▶ [PROBLEM STATEMENT]: Using the listing below, report all lines holding the word "that".

▶ [MATERIAL FOR THIS EXERCISE]:
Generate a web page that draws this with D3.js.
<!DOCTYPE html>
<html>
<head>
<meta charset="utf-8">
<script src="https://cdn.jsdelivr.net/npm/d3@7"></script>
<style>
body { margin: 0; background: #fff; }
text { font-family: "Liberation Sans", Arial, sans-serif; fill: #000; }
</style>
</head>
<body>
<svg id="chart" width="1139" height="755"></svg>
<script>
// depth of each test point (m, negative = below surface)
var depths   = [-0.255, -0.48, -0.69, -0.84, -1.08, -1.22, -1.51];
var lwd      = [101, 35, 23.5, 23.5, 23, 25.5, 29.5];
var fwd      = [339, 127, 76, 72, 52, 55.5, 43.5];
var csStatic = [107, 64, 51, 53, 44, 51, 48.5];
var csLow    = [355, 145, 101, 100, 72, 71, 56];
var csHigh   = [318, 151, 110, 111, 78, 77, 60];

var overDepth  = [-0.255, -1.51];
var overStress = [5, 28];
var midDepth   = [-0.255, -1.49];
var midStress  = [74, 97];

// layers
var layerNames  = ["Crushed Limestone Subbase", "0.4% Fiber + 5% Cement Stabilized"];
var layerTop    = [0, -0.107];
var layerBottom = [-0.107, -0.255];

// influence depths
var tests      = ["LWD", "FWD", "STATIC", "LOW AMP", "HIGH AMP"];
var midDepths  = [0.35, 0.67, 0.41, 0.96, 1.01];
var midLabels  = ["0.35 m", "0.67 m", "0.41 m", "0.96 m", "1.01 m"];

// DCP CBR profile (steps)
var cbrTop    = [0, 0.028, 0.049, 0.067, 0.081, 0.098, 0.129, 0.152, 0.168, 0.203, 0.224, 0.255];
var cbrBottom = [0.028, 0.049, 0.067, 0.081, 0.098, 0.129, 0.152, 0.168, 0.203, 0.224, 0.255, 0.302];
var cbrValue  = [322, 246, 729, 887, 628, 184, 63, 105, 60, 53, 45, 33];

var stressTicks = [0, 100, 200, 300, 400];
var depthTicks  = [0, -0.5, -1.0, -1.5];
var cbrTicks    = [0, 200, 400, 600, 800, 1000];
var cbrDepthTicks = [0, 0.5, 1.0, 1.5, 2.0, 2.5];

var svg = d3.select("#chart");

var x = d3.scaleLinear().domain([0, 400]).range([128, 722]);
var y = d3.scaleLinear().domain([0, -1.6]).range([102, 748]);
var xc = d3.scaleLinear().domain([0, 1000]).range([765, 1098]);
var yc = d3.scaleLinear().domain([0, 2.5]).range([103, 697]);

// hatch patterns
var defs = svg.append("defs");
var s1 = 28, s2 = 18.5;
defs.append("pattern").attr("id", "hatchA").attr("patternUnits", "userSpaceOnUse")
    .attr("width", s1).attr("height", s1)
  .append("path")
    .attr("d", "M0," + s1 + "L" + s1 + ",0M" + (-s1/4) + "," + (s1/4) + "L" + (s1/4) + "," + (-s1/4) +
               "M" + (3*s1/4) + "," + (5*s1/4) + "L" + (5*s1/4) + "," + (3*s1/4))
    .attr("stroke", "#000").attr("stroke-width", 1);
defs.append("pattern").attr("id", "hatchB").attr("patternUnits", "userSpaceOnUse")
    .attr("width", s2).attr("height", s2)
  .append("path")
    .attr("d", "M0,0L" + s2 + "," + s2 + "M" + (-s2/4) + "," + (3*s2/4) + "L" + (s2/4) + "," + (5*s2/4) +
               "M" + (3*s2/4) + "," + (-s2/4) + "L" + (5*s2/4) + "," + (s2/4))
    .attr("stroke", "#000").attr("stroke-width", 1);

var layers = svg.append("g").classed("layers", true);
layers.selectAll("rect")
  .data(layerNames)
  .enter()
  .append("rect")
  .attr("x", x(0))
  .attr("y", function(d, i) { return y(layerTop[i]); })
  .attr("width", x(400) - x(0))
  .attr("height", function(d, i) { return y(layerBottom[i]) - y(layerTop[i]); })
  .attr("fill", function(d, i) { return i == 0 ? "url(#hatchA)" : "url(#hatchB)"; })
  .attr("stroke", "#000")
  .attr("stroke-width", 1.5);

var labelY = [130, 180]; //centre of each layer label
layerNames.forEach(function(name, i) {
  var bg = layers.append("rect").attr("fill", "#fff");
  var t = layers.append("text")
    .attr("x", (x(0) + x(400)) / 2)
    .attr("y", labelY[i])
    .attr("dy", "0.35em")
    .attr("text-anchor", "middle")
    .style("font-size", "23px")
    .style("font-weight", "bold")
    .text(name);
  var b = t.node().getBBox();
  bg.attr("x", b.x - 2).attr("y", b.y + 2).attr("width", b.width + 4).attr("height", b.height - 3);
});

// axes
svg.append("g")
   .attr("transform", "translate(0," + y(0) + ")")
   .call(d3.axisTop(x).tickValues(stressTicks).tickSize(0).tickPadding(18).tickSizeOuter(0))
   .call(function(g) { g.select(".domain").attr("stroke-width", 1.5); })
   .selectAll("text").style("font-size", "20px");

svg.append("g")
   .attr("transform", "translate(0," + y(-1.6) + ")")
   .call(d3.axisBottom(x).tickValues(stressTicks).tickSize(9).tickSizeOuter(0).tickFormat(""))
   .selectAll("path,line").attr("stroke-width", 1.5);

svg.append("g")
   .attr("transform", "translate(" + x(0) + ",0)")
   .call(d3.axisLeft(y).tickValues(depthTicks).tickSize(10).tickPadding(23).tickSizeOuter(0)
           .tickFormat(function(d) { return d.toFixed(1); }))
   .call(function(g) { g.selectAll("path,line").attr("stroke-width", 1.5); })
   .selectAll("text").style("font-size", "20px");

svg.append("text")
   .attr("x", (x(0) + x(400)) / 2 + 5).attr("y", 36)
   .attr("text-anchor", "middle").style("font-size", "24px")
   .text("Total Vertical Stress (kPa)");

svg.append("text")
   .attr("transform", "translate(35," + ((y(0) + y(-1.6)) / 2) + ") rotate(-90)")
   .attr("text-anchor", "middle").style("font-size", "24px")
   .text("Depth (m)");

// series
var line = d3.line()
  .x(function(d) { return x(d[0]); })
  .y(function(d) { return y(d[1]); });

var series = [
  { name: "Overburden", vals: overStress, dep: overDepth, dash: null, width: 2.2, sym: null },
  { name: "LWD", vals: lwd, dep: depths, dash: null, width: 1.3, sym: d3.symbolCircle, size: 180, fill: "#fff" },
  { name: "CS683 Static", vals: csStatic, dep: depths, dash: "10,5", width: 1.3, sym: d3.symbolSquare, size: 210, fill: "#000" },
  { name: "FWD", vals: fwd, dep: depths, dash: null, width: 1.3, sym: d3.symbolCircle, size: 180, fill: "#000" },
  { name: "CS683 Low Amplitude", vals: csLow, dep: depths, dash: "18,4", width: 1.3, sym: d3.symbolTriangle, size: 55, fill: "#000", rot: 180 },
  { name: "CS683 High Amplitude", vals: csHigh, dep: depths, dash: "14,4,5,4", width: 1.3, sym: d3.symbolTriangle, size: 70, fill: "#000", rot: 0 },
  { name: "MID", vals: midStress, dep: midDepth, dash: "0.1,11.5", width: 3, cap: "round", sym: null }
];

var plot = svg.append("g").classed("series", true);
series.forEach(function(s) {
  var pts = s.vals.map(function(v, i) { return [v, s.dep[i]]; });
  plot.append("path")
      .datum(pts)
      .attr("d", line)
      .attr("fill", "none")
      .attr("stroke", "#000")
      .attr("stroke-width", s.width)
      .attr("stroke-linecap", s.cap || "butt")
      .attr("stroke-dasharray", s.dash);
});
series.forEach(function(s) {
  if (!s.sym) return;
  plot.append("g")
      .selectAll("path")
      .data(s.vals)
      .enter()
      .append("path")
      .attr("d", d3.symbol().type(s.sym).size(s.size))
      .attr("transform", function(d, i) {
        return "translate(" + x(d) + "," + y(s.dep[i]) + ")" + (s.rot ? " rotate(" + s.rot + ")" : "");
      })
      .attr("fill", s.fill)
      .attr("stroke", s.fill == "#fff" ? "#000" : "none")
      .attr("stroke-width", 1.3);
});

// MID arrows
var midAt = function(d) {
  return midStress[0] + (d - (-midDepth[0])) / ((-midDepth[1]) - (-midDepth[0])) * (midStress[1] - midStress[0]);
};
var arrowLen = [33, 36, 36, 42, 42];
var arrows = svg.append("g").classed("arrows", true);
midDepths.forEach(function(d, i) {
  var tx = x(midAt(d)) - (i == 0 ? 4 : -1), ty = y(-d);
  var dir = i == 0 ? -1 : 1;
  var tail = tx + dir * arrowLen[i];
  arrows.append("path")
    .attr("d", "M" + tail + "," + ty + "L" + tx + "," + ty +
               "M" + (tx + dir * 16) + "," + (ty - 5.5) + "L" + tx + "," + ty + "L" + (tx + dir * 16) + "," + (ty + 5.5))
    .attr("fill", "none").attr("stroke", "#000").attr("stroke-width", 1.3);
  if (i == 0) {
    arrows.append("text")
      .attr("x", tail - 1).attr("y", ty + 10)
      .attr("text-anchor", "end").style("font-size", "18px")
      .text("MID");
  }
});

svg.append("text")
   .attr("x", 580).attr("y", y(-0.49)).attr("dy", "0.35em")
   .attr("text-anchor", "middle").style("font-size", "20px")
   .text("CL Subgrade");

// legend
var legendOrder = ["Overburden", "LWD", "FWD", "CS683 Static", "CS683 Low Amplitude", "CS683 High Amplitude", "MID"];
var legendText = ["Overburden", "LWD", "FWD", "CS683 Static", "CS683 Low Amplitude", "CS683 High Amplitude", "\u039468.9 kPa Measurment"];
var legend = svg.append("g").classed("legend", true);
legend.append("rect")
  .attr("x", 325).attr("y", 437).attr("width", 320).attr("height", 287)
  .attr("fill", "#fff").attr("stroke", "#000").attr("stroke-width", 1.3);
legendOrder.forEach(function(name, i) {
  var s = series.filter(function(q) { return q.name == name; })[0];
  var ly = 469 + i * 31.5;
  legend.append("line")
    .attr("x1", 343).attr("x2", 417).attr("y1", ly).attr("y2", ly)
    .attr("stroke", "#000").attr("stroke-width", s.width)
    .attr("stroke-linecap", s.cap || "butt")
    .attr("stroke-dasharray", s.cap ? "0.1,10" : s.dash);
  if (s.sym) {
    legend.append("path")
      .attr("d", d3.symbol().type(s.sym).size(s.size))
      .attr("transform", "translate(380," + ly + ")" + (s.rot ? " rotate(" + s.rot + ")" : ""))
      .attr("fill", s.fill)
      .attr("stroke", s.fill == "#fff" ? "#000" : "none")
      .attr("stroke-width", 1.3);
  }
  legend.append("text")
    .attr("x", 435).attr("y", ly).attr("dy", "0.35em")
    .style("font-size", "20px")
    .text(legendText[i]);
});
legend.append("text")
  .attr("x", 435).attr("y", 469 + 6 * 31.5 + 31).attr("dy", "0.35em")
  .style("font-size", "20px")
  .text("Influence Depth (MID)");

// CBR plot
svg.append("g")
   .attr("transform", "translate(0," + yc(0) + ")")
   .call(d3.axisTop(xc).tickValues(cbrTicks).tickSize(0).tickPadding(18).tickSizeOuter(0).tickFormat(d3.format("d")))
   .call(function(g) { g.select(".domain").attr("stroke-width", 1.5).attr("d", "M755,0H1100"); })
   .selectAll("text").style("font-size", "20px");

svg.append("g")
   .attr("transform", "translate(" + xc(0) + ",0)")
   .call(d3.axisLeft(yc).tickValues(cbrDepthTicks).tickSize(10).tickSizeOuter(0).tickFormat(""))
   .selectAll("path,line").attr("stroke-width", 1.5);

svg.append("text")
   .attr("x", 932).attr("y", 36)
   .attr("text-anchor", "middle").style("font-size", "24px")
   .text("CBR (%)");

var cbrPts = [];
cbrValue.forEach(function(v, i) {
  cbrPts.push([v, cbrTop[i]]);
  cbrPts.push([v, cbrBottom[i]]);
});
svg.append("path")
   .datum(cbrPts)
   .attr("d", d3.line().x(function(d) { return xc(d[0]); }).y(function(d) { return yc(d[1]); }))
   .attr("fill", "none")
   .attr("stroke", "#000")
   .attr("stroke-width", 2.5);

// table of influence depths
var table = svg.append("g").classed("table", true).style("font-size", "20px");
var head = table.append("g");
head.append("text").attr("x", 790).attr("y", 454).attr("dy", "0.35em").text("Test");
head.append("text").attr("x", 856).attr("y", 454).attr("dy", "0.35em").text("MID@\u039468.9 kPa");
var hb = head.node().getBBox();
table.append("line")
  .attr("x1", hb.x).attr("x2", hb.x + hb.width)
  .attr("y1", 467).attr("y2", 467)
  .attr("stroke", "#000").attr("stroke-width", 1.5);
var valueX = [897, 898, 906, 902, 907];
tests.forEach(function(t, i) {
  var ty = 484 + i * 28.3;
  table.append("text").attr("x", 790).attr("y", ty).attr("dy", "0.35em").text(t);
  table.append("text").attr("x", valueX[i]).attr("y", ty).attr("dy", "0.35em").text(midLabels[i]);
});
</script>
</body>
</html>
---
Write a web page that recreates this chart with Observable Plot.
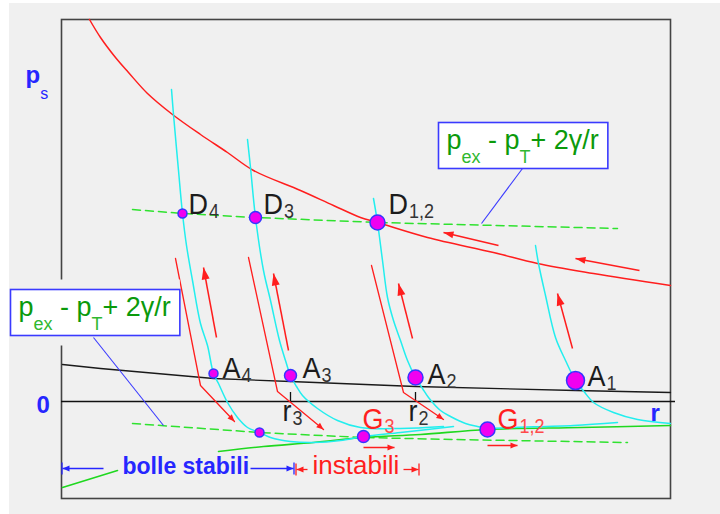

▶ [TASK SOLUTION]:
Generate a web page that draws this with D3.js.
Write a web page that recreates this chart with Observable Plot.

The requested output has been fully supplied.